- WRITTEN PROBLEM
Retype only the lines running from the beginning of the entries below to the line with "of the system.</div>", both included. Do not include pictures.

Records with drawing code
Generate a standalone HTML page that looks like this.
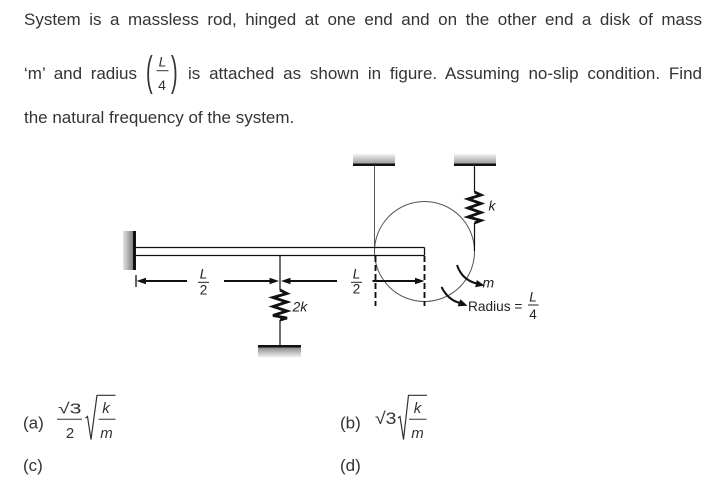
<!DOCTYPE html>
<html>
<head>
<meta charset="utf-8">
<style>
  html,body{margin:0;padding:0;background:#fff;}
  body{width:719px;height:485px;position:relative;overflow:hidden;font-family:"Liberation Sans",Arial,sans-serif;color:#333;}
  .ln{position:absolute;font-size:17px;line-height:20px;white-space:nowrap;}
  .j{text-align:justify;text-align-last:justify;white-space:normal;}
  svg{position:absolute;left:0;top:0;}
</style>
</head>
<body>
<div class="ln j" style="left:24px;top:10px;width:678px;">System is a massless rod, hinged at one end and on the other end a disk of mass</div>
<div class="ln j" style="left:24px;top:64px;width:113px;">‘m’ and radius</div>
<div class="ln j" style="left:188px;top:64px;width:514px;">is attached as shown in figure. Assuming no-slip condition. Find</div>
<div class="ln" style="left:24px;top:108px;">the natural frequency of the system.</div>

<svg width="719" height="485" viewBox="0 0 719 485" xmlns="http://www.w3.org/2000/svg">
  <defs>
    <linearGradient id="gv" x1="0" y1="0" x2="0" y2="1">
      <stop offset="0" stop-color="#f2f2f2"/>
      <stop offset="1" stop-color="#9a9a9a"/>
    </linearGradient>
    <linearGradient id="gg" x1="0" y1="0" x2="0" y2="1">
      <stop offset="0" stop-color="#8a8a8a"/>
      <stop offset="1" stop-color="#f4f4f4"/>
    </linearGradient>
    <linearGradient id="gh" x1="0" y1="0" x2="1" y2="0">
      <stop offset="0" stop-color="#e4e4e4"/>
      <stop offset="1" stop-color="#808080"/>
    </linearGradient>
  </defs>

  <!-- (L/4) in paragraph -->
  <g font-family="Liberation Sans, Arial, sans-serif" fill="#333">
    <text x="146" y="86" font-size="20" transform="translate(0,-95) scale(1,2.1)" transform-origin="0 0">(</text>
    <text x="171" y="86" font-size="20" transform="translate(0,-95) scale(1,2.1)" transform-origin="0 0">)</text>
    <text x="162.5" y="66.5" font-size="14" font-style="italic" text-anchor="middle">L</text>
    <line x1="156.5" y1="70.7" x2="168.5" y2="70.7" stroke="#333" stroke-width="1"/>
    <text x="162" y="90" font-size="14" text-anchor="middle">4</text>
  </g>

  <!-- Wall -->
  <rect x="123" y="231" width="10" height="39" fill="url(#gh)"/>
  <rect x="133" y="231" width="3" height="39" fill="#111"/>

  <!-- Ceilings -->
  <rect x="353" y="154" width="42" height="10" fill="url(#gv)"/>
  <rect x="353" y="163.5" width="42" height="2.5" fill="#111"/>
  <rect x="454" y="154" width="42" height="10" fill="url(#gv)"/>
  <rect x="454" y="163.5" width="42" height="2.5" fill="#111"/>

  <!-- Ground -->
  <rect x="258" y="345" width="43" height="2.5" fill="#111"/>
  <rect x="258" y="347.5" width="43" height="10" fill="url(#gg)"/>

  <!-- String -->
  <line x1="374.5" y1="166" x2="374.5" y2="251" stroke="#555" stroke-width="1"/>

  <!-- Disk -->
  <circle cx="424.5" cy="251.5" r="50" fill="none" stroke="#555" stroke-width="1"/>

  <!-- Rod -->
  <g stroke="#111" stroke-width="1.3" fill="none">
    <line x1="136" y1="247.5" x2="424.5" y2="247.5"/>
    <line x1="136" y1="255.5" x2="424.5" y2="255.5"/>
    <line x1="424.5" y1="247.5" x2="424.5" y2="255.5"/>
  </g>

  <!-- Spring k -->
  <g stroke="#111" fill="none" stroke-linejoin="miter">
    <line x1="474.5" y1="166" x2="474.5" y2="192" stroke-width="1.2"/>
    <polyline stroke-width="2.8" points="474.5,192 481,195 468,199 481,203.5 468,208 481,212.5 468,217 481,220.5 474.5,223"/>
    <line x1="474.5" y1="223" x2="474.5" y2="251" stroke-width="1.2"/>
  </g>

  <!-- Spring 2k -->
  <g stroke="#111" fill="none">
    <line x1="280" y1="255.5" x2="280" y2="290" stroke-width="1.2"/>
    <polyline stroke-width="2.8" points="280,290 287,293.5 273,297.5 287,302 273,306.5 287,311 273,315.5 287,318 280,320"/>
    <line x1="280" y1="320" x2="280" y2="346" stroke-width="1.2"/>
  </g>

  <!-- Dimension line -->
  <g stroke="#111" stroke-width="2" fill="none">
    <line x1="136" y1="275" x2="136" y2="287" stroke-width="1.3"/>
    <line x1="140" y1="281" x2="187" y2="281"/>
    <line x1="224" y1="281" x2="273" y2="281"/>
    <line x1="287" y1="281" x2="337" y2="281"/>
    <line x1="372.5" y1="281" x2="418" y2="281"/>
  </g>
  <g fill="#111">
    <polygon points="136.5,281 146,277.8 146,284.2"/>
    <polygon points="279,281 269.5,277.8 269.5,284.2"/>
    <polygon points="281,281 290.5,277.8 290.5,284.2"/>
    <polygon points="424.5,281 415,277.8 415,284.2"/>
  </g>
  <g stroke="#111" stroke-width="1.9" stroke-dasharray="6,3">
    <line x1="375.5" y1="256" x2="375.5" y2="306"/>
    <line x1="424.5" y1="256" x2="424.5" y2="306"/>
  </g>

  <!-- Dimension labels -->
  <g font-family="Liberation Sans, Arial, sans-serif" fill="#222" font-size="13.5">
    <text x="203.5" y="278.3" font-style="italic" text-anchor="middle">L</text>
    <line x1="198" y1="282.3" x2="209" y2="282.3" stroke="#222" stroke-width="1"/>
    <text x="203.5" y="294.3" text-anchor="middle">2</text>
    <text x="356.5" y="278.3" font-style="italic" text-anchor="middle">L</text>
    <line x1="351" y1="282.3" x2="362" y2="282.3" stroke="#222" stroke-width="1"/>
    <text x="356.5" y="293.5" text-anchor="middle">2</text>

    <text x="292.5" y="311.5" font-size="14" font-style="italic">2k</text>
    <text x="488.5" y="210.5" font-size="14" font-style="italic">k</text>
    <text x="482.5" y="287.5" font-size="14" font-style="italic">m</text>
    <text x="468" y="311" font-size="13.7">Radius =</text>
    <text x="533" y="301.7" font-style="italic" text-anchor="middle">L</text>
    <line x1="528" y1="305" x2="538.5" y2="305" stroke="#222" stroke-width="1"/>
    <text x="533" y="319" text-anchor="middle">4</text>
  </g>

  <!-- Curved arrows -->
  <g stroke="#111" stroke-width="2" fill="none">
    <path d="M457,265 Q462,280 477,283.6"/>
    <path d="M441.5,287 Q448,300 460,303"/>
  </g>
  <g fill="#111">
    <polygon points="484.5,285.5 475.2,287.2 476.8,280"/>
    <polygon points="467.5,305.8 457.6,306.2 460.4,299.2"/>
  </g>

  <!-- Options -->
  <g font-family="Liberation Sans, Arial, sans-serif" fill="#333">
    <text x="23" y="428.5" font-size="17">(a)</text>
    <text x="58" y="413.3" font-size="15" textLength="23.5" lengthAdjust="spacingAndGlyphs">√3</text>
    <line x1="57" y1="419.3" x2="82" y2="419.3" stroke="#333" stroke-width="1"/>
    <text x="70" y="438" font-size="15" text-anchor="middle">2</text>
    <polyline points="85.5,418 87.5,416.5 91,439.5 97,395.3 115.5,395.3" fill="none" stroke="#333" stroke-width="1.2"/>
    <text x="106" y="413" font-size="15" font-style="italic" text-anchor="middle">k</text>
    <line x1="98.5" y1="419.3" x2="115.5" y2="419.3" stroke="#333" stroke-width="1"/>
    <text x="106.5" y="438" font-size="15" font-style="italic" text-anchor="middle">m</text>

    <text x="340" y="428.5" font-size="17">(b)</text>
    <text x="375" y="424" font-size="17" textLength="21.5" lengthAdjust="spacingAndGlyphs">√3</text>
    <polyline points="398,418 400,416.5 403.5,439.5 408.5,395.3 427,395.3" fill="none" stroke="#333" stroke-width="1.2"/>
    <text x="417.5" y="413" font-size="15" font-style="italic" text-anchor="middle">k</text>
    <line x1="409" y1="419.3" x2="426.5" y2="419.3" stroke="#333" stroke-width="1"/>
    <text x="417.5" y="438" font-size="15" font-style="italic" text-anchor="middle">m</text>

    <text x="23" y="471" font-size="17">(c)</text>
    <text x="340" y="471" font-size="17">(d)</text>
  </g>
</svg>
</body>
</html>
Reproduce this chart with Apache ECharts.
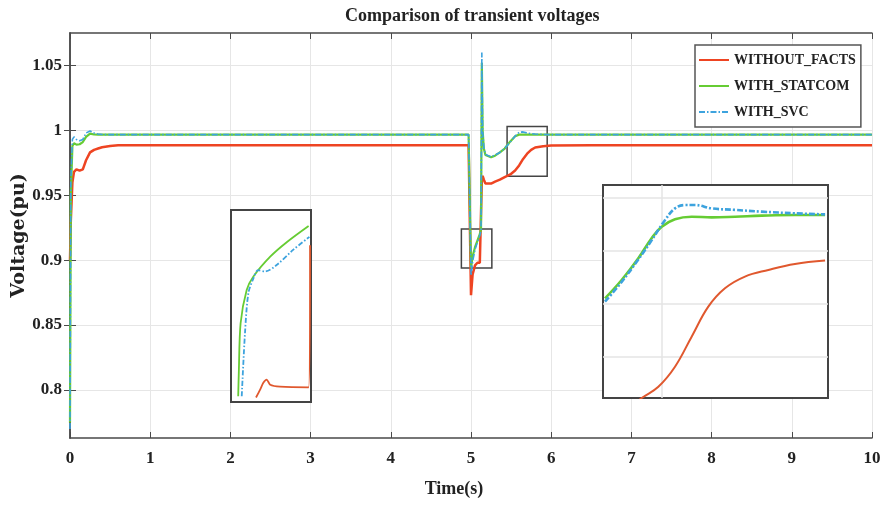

- FULL ANSWER
Generate a standalone HTML page that looks like this.
<!DOCTYPE html>
<html>
<head>
<meta charset="utf-8">
<style>
  html,body{margin:0;padding:0;background:#fff;}
  body{width:719px;height:485px;position:relative;overflow:hidden;font-family:"Liberation Sans",Arial,sans-serif;color:#333;}
  .ln{position:absolute;font-size:17px;line-height:20px;white-space:nowrap;}
  .j{text-align:justify;text-align-last:justify;white-space:normal;}
  svg{position:absolute;left:0;top:0;}
</style>
</head>
<body>
<div class="ln j" style="left:24px;top:10px;width:678px;">System is a massless rod, hinged at one end and on the other end a disk of mass</div>
<div class="ln j" style="left:24px;top:64px;width:113px;">‘m’ and radius</div>
<div class="ln j" style="left:188px;top:64px;width:514px;">is attached as shown in figure. Assuming no-slip condition. Find</div>
<div class="ln" style="left:24px;top:108px;">the natural frequency of the system.</div>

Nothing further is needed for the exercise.